Невыносимо скучно сегодня читать солидные, обстоятельные народнические тексты, у которых даже названия как на подбор унылы: «Антон-горемыка» Григоровича, «Горькая судьбина» Писемского, «Золотые сердца» Златовратского… Все дотошно, подробно, почвенно, предсказуемо, – при этом народники знали материал, и не нужно думать, будто крестьянскую жизнь понимал один Толстой, видевший в ней сплошную власть тьмы. В ней понимал и Глеб Успенский – классический, убежденный народник, так никогда и не пришедший к марксизму; ее отлично знали и Слепцов, и Решетников, и несчастный Засодимский, ставший нарицательным для многих поколений студенчества: «Так ты ей уже Засодимского?» Реализмом в этих текстах, конечно, не пахнет: как показала практика, «устои» были в значительной степени плодом воображения народников, искавших в крестьянстве идеал на почве разочарования в революции (симптоматично, что большинство народников начинали как радикалы, бегали в подпольные кружки и лишь потом жестоко раскаялись, уверовав в чужеродность революционных сценариев для русской жизни). Реалии налицо, корневой правды – столь ощутимой у Толстого каким-то подземным гулом – нету и близко. Однако чего у народника не отнять – так это страстного желания портретировать, увековечить, ввести в литературу огромное большинство российского населения, которое доселе совершенно ускользало от писательского внимания. Народники, движимые чувством вины, искупали его описанием самого многочисленного, нищего, трудноживущего класса: пусть эти крестьяне сусальны и лубочны (а кулаки звероваты, а бабы забиты) – все-таки это крестьяне. Полемикой с народниками займутся настоящие реалисты вроде Чехова («В овраге») и Бунина («Деревня»), отважившиеся изобразить богоносца как он есть.

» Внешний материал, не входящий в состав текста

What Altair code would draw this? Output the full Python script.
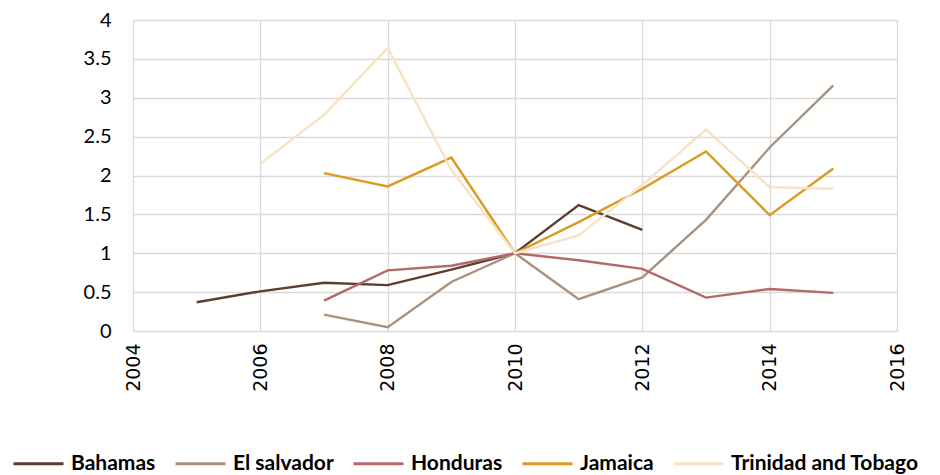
import altair as alt
import pandas as pd

years = [2005, 2006, 2007, 2008, 2009, 2010, 2011, 2012, 2013, 2014, 2015]
bahamas = [0.37, 0.51, 0.62, 0.59, 0.79, 1.0, 1.62, 1.30, None, None, None]
el_salvador = [None, None, 0.21, 0.05, 0.63, 1.0, 0.41, 0.69, 1.43, 2.36, 3.16]
honduras = [None, None, 0.39, 0.78, 0.84, 1.0, 0.91, 0.80, 0.43, 0.54, 0.49]
jamaica = [None, None, 2.03, 1.86, 2.23, 1.0, 1.40, 1.83, 2.31, 1.49, 2.09]
trinidad = [None, 2.15, 2.78, 3.64, 2.07, 1.0, 1.23, 1.88, 2.59, 1.85, 1.83]

series_names = ["Bahamas", "El salvador", "Honduras", "Jamaica", "Trinidad and Tobago"]
series_values = [bahamas, el_salvador, honduras, jamaica, trinidad]
colors = ["#5E3C31", "#A8927F", "#B5686A", "#DB9A20", "#F8E2C2"]

rows = []
for order, (name, vals) in enumerate(zip(series_names, series_values)):
    for y, v in zip(years, vals):
        if v is not None:
            rows.append({"Year": y, "Value": v, "Country": name, "ord": order})
df = pd.DataFrame(rows)

chart = alt.Chart(df).mark_line(strokeWidth=2.4).encode(
    x=alt.X("Year:Q",
            scale=alt.Scale(domain=[2004, 2016], nice=False, zero=False),
            axis=alt.Axis(values=[2004, 2006, 2008, 2010, 2012, 2014, 2016], format="d",
                          labelAngle=270, labelFont="DejaVu Sans", labelFontSize=19,
                          labelColor="#000000", labelPadding=12, labelAlign="right",
                          labelBaseline="middle",
                          tickSize=0, domain=False, title=None,
                          grid=True, gridColor="#D9D9D9", gridWidth=1.3)),
    y=alt.Y("Value:Q",
            scale=alt.Scale(domain=[0, 4], nice=False),
            axis=alt.Axis(values=[0, 0.5, 1, 1.5, 2, 2.5, 3, 3.5, 4], format="~g",
                          labelFont="Lato", labelFontSize=20, labelColor="#000000",
                          labelPadding=22, tickSize=0, domain=False, title=None,
                          grid=True, gridColor="#D9D9D9", gridWidth=1.3)),
    color=alt.Color("Country:N",
                    scale=alt.Scale(domain=series_names, range=colors),
                    legend=alt.Legend(title=None, orient="none", direction="horizontal",
                                      legendX=-121, legendY=417,
                                      symbolType="stroke", symbolSize=2500,
                                      symbolStrokeWidth=3, labelFont="Lato",
                                      labelFontWeight="bold", labelFontSize=21,
                                      labelColor="#000000", columnPadding=13,
                                      labelOffset=6, labelLimit=300)),
    order=alt.Order("ord:Q"),
    detail="Country:N",
).properties(
    width=764, height=311,
    autosize=alt.AutoSizeParams(type="none"),
    padding={"left": 125, "top": 12, "right": 35, "bottom": 145},
).configure_view(stroke=None)

chart.save("out.html", embed_options={"renderer": "svg", "actions": False})
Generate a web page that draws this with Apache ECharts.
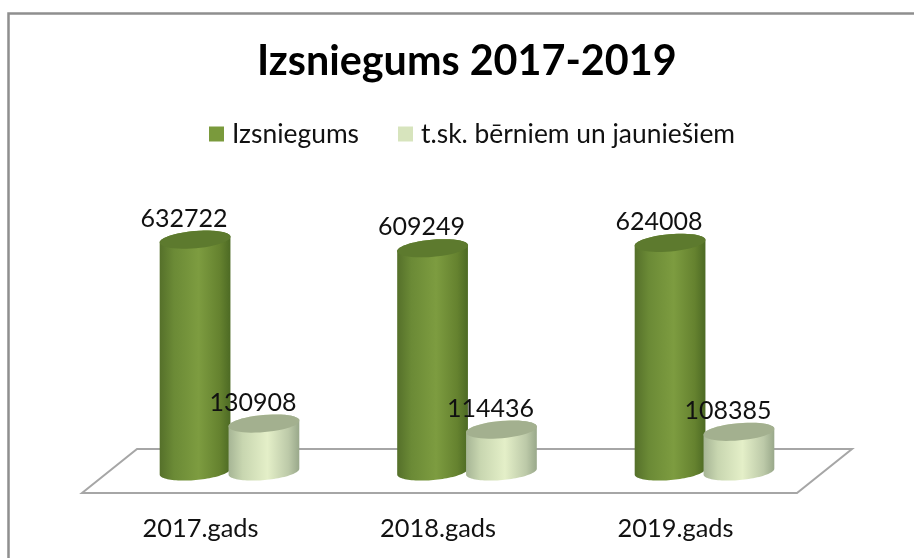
<!DOCTYPE html>
<html><head><meta charset="utf-8">
<style>html,body{margin:0;padding:0;background:#fff}#c{width:914px;height:558px}</style>
<script src="https://cdn.jsdelivr.net/npm/echarts@6/dist/echarts.min.js"></script>
</head><body><div id="c"></div>
<script>
var categories = ['2017.gads', '2018.gads', '2019.gads'];
var izsniegums = [632722, 609249, 624008];
var berniem = [130908, 114436, 108385];
var seriesNames = ['Izsniegums', 't.sk. bērniem un jauniešiem'];
var chartTitle = 'Izsniegums 2017-2019';

var FONT = 'Lato, Carlito, "Open Sans", sans-serif';
var chart = echarts.init(document.getElementById('c'), null, {renderer: 'canvas'});

function arc(cx, cy, a, b, th, t0, t1) {
  var pts = [], n = 48, c = Math.cos(th), s = Math.sin(th);
  for (var i = 0; i <= n; i++) {
    var t = t0 + (t1 - t0) * i / n;
    var ex = a * Math.cos(t), ey = b * Math.sin(t);
    pts.push([cx + ex * c - ey * s, cy + ex * s + ey * c]);
  }
  return pts;
}
function hGrad(stops) {
  return new echarts.graphic.LinearGradient(0, 0, 1, 0, stops.map(function (s) { return {offset: s[0], color: s[1]}; }));
}
function cylinder(dx, side, top) {
  return function (params, api) {
    var idx = api.value(0), val = api.value(1);
    var pT = api.coord([idx, val]), pB = api.coord([idx, 0]);
    var band = api.size([1, 0])[0];
    var a = band * 0.1495, b = 8.6, th = -5 * Math.PI / 180;
    var cx = pT[0] + band * dx;
    var topE = arc(cx, pT[1], a, b, th, 0, Math.PI * 2);
    var bottomArc = arc(cx, pB[1], a, b, th, 0, Math.PI);
    var topUpper = arc(cx, pT[1], a, b, th, Math.PI, Math.PI * 2);
    return {
      type: 'group',
      children: [
        {type: 'polygon', shape: {points: bottomArc.concat(topUpper)}, style: {fill: hGrad(side)}},
        {type: 'polygon', shape: {points: topE}, style: {fill: top}},
        {type: 'text', x: cx - 11, y: pT[1] - 21, style: {text: String(val), fill: '#111', font: '25px ' + FONT, align: 'center', verticalAlign: 'middle'}}
      ]
    };
  };
}
var darkSide = [[0, '#55702a'], [0.2, '#6b8a36'], [0.55, '#7d9c40'], [0.85, '#65822f'], [1, '#4d6a24']];
var lightSide = [[0, '#a6b595'], [0.2, '#c8d6b0'], [0.55, '#e4efc8'], [0.85, '#bcc9a8'], [1, '#99a88a']];

function dataOf(values) { return values.map(function (v, i) { return [i, v]; }); }

chart.setOption({
  animation: false,
  backgroundColor: '#fff',
  title: {text: chartTitle, left: 252, top: 36, textStyle: {fontFamily: FONT, fontSize: 41.3, fontWeight: 'bold', color: '#000'}},
  legend: {
    top: 116, left: 204, itemWidth: 15, itemHeight: 15, itemGap: 39, icon: 'rect',
    textStyle: {fontFamily: FONT, fontSize: 26.4, color: '#111', padding: [0, 0, 0, 3]},
    data: seriesNames
  },
  grid: {left: 110.75, right: 90.75, top: 215, bottom: 86.5},
  xAxis: {
    type: 'category', data: categories,
    axisLine: {show: false}, axisTick: {show: false}, splitLine: {show: false},
    axisLabel: {fontFamily: FONT, fontSize: 25.4, color: '#111', margin: 45, padding: [0, 58, 0, 0]}
  },
  yAxis: {type: 'value', min: 0, max: 700000, show: false},
  graphic: [
    {type: 'polyline', z: 0, silent: true, shape: {points: [[8.5, 560], [8.5, 13.5], [916, 13.5]]}, style: {fill: 'none', stroke: '#8f8f8f', lineWidth: 2.5}},
    {type: 'polygon', z: 0, silent: true, shape: {points: [[82, 493], [137, 449], [852, 449], [797, 493]]}, style: {fill: '#fff', stroke: '#a6a6a6', lineWidth: 2}}
  ],
  series: [
    {name: seriesNames[0], type: 'custom', itemStyle: {color: '#7a9a3c'}, data: dataOf(izsniegums), encode: {x: 0, y: 1}, renderItem: cylinder(-0.145, darkSide, '#5d7a2e'), clip: false},
    {name: seriesNames[1], type: 'custom', itemStyle: {color: '#d7e4bd'}, data: dataOf(berniem), encode: {x: 0, y: 1}, renderItem: cylinder(0.145, lightSide, '#a3b08f'), clip: false}
  ]
});
</script></body></html>
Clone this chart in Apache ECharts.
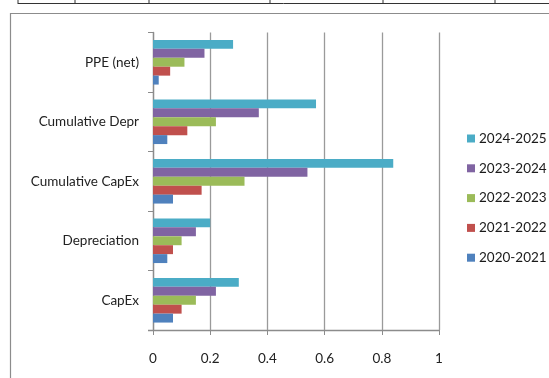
<!DOCTYPE html>
<html>
<head>
<meta charset="utf-8">
<script src="https://cdn.jsdelivr.net/npm/echarts@6/dist/echarts.min.js"></script>
<style>
  html, body { margin: 0; padding: 0; background: #fff; }
  #chart { width: 549px; height: 378px; }
</style>
</head>
<body>
<div id="chart"></div>
<script>
// Category order runs bottom to top on the value-vs-category layout
const categories = ['CapEx', 'Depreciation', 'Cumulative CapEx', 'Cumulative Depr', 'PPE (net)'];
const periods = ['2020-2021', '2021-2022', '2022-2023', '2023-2024', '2024-2025'];
const colors = ['#4F81BD', '#C0504D', '#9BBB59', '#8064A2', '#4BACC6'];

const v2020 = [0.07, 0.05, 0.07, 0.05, 0.02];
const v2021 = [0.10, 0.07, 0.17, 0.12, 0.06];
const v2022 = [0.15, 0.10, 0.32, 0.22, 0.11];
const v2023 = [0.22, 0.15, 0.54, 0.37, 0.18];
const v2024 = [0.30, 0.20, 0.84, 0.57, 0.28];
const seriesValues = [v2020, v2021, v2022, v2023, v2024];

const xTicks = [0, 0.2, 0.4, 0.6, 0.8, 1];

const font = 'Lato, "Open Sans", sans-serif';
const chart = echarts.init(document.getElementById('chart'), null, { renderer: 'canvas' });

// Table rule lines above the chart frame, the frame, and the bottom axis line
const topRules = [18, 75, 149, 270, 383, 495].map(x => ({
  type: 'line',
  shape: { x1: x, y1: 0, x2: x, y2: 4 },
  style: { stroke: '#333', lineWidth: 1 },
  silent: true
}));

// Newest period first so it sits at the top of each group
const order = [4, 3, 2, 1, 0];

chart.setOption({
  animation: false,
  textStyle: { fontFamily: font },
  graphic: [
    {
      type: 'line',
      shape: { x1: 18, y1: 3.5, x2: 549, y2: 3.5 },
      style: { stroke: '#333', lineWidth: 1 },
      silent: true
    },
    ...topRules,
    {
      type: 'polyline',
      shape: { points: [[10.5, 378], [10.5, 13.5], [549, 13.5]] },
      style: { stroke: '#8c8c8c', lineWidth: 1.2, fill: null },
      silent: true
    },
    {
      type: 'line',
      shape: { x1: 148, y1: 330.5, x2: 439, y2: 330.5 },
      style: { stroke: '#8c8c8c', lineWidth: 1.3 },
      silent: true
    }
  ],
  grid: { left: 153, right: 110, top: 32.5, bottom: 48, containLabel: false },
  legend: {
    orient: 'vertical',
    left: 467,
    top: 131.5,
    padding: 0,
    itemWidth: 8,
    itemHeight: 8,
    itemGap: 15.8,
    icon: 'rect',
    data: periods.slice().reverse(),
    textStyle: { fontFamily: font, fontSize: 13.5, color: '#1a1a1a', padding: [0, 0, 0, -1] }
  },
  xAxis: {
    type: 'value',
    min: 0,
    max: 1,
    interval: 0.2,
    axisLine: { show: false },
    axisTick: { show: true, length: 5, lineStyle: { color: '#8c8c8c' } },
    splitLine: { show: true, lineStyle: { color: '#9a9a9a', width: 1.3 } },
    axisLabel: {
      margin: 22,
      fontFamily: font,
      fontSize: 13.5,
      color: '#222',
      formatter: v => {
        const t = xTicks.find(x => Math.abs(x - v) < 1e-9);
        return t === undefined ? '' : String(t);
      }
    }
  },
  yAxis: {
    type: 'category',
    data: categories,
    axisLine: { show: true, lineStyle: { color: '#8c8c8c', width: 1.3 } },
    axisTick: { show: true, length: 5, lineStyle: { color: '#8c8c8c' } },
    axisLabel: { margin: 14, fontFamily: font, fontSize: 13.5, color: '#222' }
  },
  series: order.map(i => ({
    name: periods[i],
    type: 'bar',
    data: seriesValues[i],
    barGap: '0%',
    barCategoryGap: '25%',
    itemStyle: { color: colors[i] }
  }))
});
</script>
</body>
</html>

Народничество облажалось и в теории, и на практике: мужики не желали слушать приезжавших к ним агитаторов, что у Тургенева в «Нови» изображено с редкой для этого автора убийственной иронией; а попытки молодежи опроститься и зажить коммуной почти неизбежно заканчивались борделем. Чехов с Буниным оказались правы, что богоносец и доказал очень скоро, зверствуя почем зря; ни Михайловский, ни Златовратский до этого не дожили.